RECORD LIST:
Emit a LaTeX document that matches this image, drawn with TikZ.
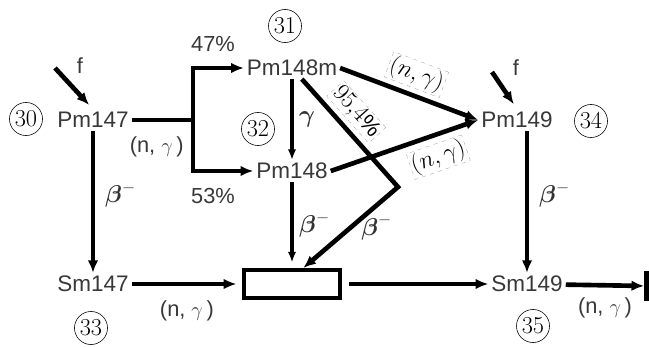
\documentclass[tikz,border=0pt]{standalone}
\usepackage{fontspec}
\usepackage{amsmath}
\setmainfont{Liberation Sans}
\usetikzlibrary{arrows.meta,positioning}

\tikzset{
  nuc/.style={font=\fontsize{16}{18}\selectfont, text=black!78, inner sep=2pt},
  lbl/.style={font=\fontsize{15.5}{17}\selectfont, text=black!78, inner sep=1pt},
  bet/.style={font=\fontsize{18}{18}\selectfont, text=black!80, inner sep=1pt},
  num/.style={circle, draw, thin, inner sep=0pt, minimum size=23.5pt, font=\fontsize{19}{19}\selectfont},
  tag/.style={draw=gray!80, dashed, very thin, inner sep=1pt, font=\fontsize{16}{18}\selectfont},
  arr/.style={-{Latex[length=9pt,width=7.5pt]}, line width=3.3pt},
  tarr/.style={-{Latex[length=7.5pt,width=6pt]}, line width=2.2pt},
}

\begin{document}
\begin{tikzpicture}[x=0.025cm, y=-0.025cm]
\useasboundingbox (0,0) rectangle (649,347);

% nuclides
\node[nuc] (pma) at (93,120) {Pm147};
\node[nuc] (pmm) at (292,68) {Pm148m};
\node[nuc] (pmg) at (292,171) {Pm148};
\node[nuc] (pm9) at (517,120) {Pm149};
\node[nuc] (sma) at (93,284) {Sm147};
\node[nuc] (smb) at (527,284) {Sm149};
\node[draw, line width=2.8pt, minimum width=2.4cm, minimum height=0.7cm] (box) at (292,284) {};
\node[fill=black, inner sep=0pt, minimum width=3.6pt, minimum height=22pt] (bar) at (647,286) {};

% circled numbers
\node[num] (n30) at (26,119) {$30$};
\node[num] (n31) at (285,26) {$31$};
\node[num] (n32) at (258,129) {$32$};
\node[num] (n33) at (91,328) {$33$};
\node[num] (n34) at (591,121) {$34$};
\node[num] (n35) at (533,326) {$35$};

% branching ratios, fission
\node[lbl] (p47) at (213,44) {47\%};
\node[lbl] (p53) at (213,196) {53\%};
\node[lbl] (fl1) at (80,66) {f};
\node[lbl] (fl2) at (516,68) {f};
\coordinate (fs1) at (55,68);
\coordinate (fs2) at (492,72);
\coordinate (br) at (193,120);
\coordinate (knee) at (398,187);

\draw[arr, shorten >=4pt] (fs1) -- (pma.north);
\draw[arr, shorten >=4pt] (fs2) -- (pm9.north);

\draw[line width=3.3pt] (pma) -- node[lbl, below=9pt, xshift=-4pt] (ng1) {(n, $\gamma$\,)} (br);
\draw[arr] (br) |- (pmm.west);
\draw[arr] (br) |- (pmg.west);

\draw[tarr] (pmm) -- node[bet, right=3pt] (ga) {$\boldsymbol\gamma$} (pmg);
\draw[arr] (pmm.east) -- node[tag, sloped, above=5pt, pos=.5] (ng2) {$(n,\gamma)$} (pm9.west);
\draw[arr] (pmg.east) -- node[tag, sloped, below=6pt, pos=.68] (ng3) {$(n,\gamma)$} (pm9.west);
\draw[arr, line join=miter] (pmm) -- node[tag, sloped, above=5pt, pos=.42] (iso) {$95{,}4\%$} (knee)
  -- node[bet, right=5pt] (b3) {$\boldsymbol\beta^-$} ([xshift=8pt]box.north);

\draw[tarr, shorten >=4pt] (pmg) -- node[bet, right=3pt] (b2) {$\boldsymbol\beta^-$} (pmg |- box.north);
\draw[arr] (pma) -- node[bet, right=6pt, pos=.45] (b1) {$\boldsymbol\beta^-$} (sma);
\draw[arr] (pm9.south -| smb) -- node[bet, right=6pt, pos=.45] (b4) {$\boldsymbol\beta^-$} (smb);

\draw[arr, shorten >=4pt] (sma) -- node[lbl, below=9pt] (ng4) {(n, $\gamma$\,)} (box);
\draw[arr, shorten <=5pt] (box) -- (smb);
\draw[arr] (smb) -- node[lbl, below=6pt] (ng5) {(n, $\gamma$\,)} (bar);
\end{tikzpicture}
\end{document}
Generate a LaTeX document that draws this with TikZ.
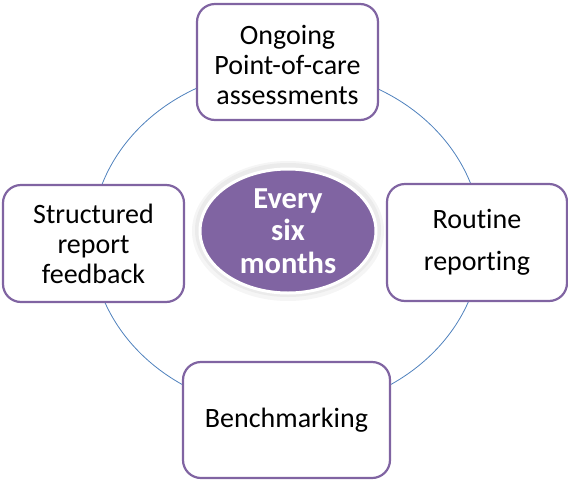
\documentclass[tikz,border=0pt]{standalone}
\usepackage{fontspec}
\setmainfont{Carlito}[Ligatures={NoCommon}]
\usetikzlibrary{shapes.geometric}
\definecolor{boxpurple}{HTML}{8064A2}
\definecolor{ringblue}{HTML}{4F81BD}
\tikzset{
  stagebox/.style={rectangle, rounded corners=18pt, draw=boxpurple, line width=2.2pt,
    fill=white, align=center, font=\fontsize{28}{30}\selectfont, inner sep=0pt},
  hub/.style={ellipse, fill=boxpurple, draw=white, line width=3pt, text=white,
    align=center, font=\fontsize{30.5}{32.5}\selectfont\bfseries, inner sep=0pt,
    minimum width=176pt, minimum height=124pt}
}
\begin{document}
\begin{tikzpicture}[x=1pt,y=-1pt]
\useasboundingbox (0,0) rectangle (568,480);
\draw[ringblue, line width=0.8pt] (286.5,240) ellipse [x radius=195pt, y radius=171pt];
\node[stagebox, minimum width=181pt, minimum height=116pt] (top) at (287.5,62) {};
\node[align=center, font=\fontsize{28}{30}\selectfont, inner sep=0pt] (toptext) at (287.5,65)
  {Ongoing\\Point-of-care\\assessments};
\node[stagebox, minimum width=180pt, minimum height=117pt] (right) at (477,242.5)
  {Routine\\[12pt]reporting};
\node[stagebox, minimum width=207pt, minimum height=116pt] (bottom) at (286.5,420)
  {Benchmarking};
\node[stagebox, minimum width=181pt, minimum height=117pt] (left) at (93.5,243.5)
  {Structured\\report\\feedback};
\fill[black!4] (288,231) ellipse [x radius=96pt, y radius=70pt];
\fill[black!8] (288,230) ellipse [x radius=93pt, y radius=67pt];
\node[hub] (hubnode) at (288,231) {Every\\six\\months};
\end{tikzpicture}
\end{document}
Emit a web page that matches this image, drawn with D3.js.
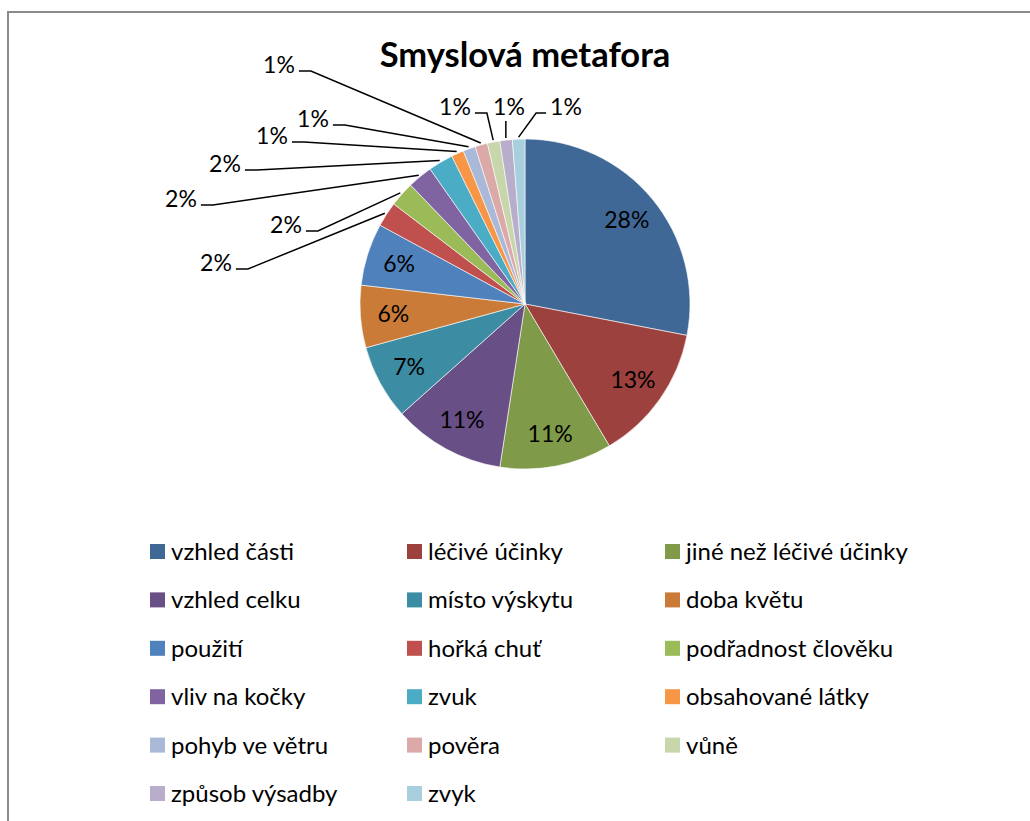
<!DOCTYPE html>
<html>
<head>
<meta charset="utf-8">
<script src="https://cdn.jsdelivr.net/npm/d3@7"></script>
<style>
  body { margin: 0; background: #fff; }
  text { font-family: Lato, "Open Sans", sans-serif; fill: #000; }
</style>
</head>
<body>
<script>
// data
const categories = ['vzhled části', 'léčivé účinky', 'jiné než léčivé účinky', 'vzhled celku',
  'místo výskytu', 'doba květu', 'použití', 'hořká chuť', 'podřadnost člověku', 'vliv na kočky',
  'zvuk', 'obsahované látky', 'pohyb ve větru', 'pověra', 'vůně', 'způsob výsadby', 'zvyk']
const counts = [23, 11, 9, 9, 6, 5, 5, 2, 2, 2, 2, 1, 1, 1, 1, 1, 1]
const colors = ['#3f6897', '#9c413e', '#7f9a48', '#684f86', '#3c8ca3', '#cb7b38',
  '#4f81bd', '#c0504d', '#9bbb59', '#8064a2', '#4bacc6', '#f79646',
  '#aab9d8', '#daa9a8', '#c7d6ab', '#b8adcb', '#a8cfde']
const title = 'Smyslová metafora'

// outside label spots for the small slices (layout, not data)
const outsideLabels = {
  7: [216, 263], 8: [286, 225], 9: [181, 199], 10: [225, 164], 11: [272, 136],
  12: [313, 119], 13: [279, 65], 14: [455, 107], 15: [509, 107], 16: [566, 107]
}

const W = 1030, H = 821
const cx = 525, cy = 304, r = 165

const svg = d3.select('body').append('svg')
  .attr('width', W).attr('height', H)
  .attr('xmlns', 'http://www.w3.org/2000/svg')

svg.append('rect')
  .attr('x', 8).attr('y', 12)
  .attr('width', 1040).attr('height', 840)
  .attr('fill', '#fff')
  .attr('stroke', '#8a8a8a')
  .attr('stroke-width', 2)

svg.append('text')
  .attr('x', cx).attr('y', 67)
  .attr('text-anchor', 'middle')
  .style('font-size', '34.5px')
  .style('font-weight', 'bold')
  .text(title)

const total = d3.sum(counts)
const pie = d3.pie().sort(null).value(d => d)
const arcs = pie(counts)
const arc = d3.arc().innerRadius(0).outerRadius(r)
const labelArc = d3.arc().innerRadius(r * 0.8).outerRadius(r * 0.8)
const edgeArc = d3.arc().innerRadius(r + 2).outerRadius(r + 2)

const g = svg.append('g').attr('transform', `translate(${cx},${cy})`)

g.selectAll('path')
  .data(arcs)
  .enter()
  .append('path')
  .attr('d', arc)
  .attr('fill', (d, i) => colors[i])
  .attr('stroke', '#fff')
  .attr('stroke-width', 0.6)

const pct = v => Math.round(v / total * 100) + '%'

// labels inside the big slices
g.selectAll('text.inside')
  .data(arcs.filter((d, i) => !(i in outsideLabels)))
  .enter()
  .append('text')
  .attr('class', 'inside')
  .attr('transform', d => `translate(${labelArc.centroid(d)})`)
  .attr('text-anchor', 'middle')
  .attr('dy', '0.35em')
  .style('font-size', '23px')
  .text(d => pct(d.value))

// leader lines + labels for the small slices
arcs.forEach((d, i) => {
  if (!(i in outsideLabels)) return
  const [lx, ly] = outsideLabels[i]
  const [px, py] = edgeArc.centroid(d).map((v, k) => v + (k ? cy : cx))
  const t = svg.append('text')
    .attr('x', lx).attr('y', ly)
    .attr('text-anchor', 'middle')
    .attr('dy', '0.35em')
    .style('font-size', '23px')
    .text(pct(d.value))
  const hw = t.node().getComputedTextLength() / 2
  let pts
  if (Math.abs(lx - px) < 8) {
    pts = [[px, ly + 14], [px, py]]
  } else if (lx < px) {
    pts = [[lx + hw + 4, ly + 6], [lx + hw + 16, ly + 6], [px, py]]
  } else {
    pts = [[lx - hw - 4, ly + 6], [lx - hw - 14, ly + 6], [px, py]]
  }
  svg.append('path')
    .attr('d', d3.line()(pts))
    .attr('fill', 'none')
    .attr('stroke', '#000')
    .attr('stroke-width', 1.5)
})

// legend, 3 columns
const colX = [150, 407, 665]
const rowY = d3.range(6).map(k => 552 + k * 48.4)
const leg = svg.append('g')
  .selectAll('g')
  .data(categories)
  .enter()
  .append('g')
  .attr('transform', (d, i) => `translate(${colX[i % 3]},${rowY[Math.floor(i / 3)]})`)

leg.append('rect')
  .attr('x', 0).attr('y', -8)
  .attr('width', 15).attr('height', 15)
  .attr('fill', (d, i) => colors[i])

leg.append('text')
  .attr('x', 21).attr('y', 0)
  .attr('dy', '0.33em')
  .style('font-size', '24px')
  .text(d => d)
</script>
</body>
</html>
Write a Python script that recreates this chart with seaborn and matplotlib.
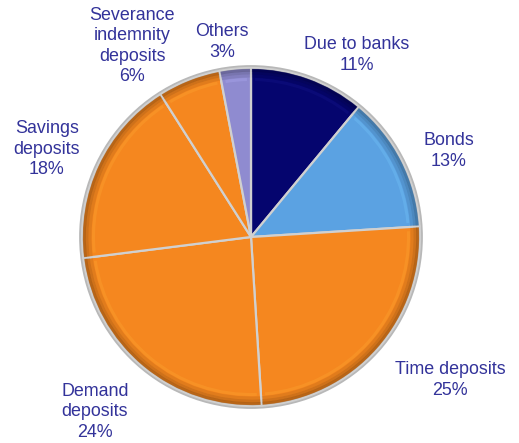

WHAT TO WORK ON: Select every line where the word "drawn" occurs.

ANSWER FOR THIS EXERCISE:
Emit a LaTeX document that matches this image, drawn with TikZ.
Emit a web page that matches this image, drawn with D3.js.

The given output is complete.